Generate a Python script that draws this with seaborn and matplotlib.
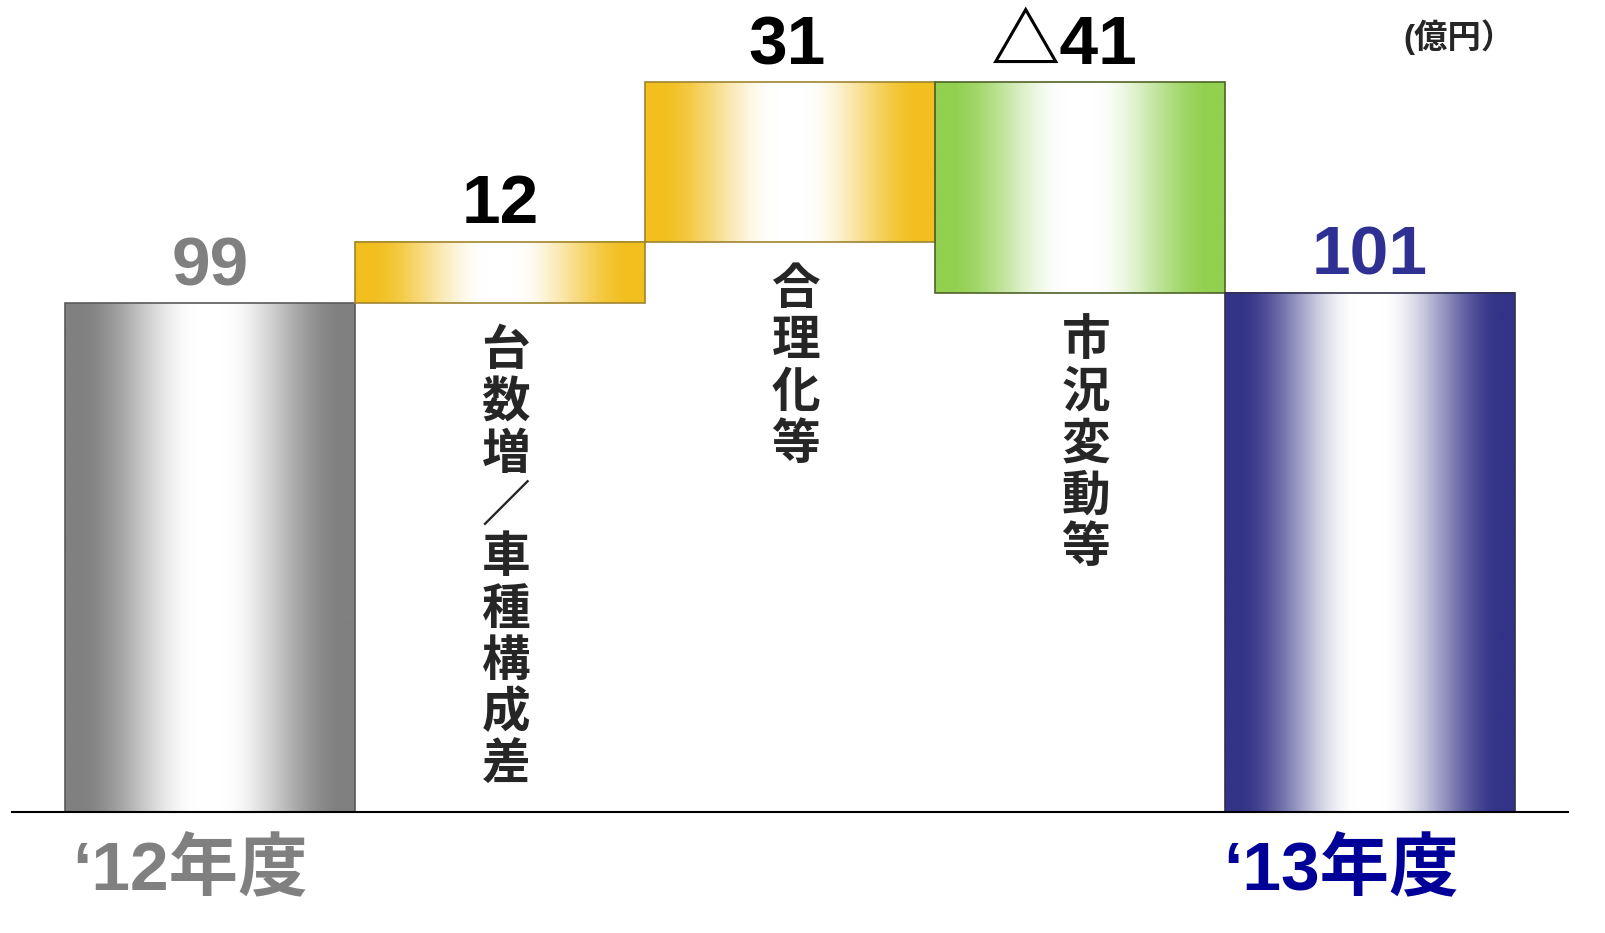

* * * * * * *

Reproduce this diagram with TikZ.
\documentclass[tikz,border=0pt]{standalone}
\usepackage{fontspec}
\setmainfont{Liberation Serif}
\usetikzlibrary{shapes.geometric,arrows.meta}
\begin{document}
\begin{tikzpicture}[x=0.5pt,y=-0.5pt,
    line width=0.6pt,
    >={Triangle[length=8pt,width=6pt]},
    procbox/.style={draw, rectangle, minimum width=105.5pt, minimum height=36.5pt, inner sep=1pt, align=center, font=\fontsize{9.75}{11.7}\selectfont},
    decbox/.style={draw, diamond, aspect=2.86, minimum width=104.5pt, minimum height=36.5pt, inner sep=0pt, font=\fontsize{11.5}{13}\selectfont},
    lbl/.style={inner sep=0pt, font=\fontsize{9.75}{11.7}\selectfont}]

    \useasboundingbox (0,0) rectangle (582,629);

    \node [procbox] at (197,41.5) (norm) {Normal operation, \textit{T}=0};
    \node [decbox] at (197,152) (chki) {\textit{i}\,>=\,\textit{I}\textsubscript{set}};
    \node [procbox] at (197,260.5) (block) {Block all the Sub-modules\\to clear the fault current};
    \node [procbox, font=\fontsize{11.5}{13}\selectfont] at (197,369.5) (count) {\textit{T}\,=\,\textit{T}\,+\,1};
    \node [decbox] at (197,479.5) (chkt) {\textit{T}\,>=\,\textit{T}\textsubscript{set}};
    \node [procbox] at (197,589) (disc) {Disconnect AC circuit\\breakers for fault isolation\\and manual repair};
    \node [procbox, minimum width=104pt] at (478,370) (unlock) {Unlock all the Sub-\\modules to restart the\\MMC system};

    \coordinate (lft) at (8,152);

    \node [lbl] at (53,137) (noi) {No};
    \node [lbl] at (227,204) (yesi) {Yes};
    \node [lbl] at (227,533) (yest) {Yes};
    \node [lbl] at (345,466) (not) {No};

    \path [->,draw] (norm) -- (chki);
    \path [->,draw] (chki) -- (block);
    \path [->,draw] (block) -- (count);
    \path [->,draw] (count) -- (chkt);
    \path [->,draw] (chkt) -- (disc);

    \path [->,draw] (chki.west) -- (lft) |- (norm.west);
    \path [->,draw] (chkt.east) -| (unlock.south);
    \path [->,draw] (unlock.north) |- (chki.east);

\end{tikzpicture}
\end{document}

* * * * * * *

What to work on: Give the number of lines that carry the word "this", with nothing added.

Result of the task: 2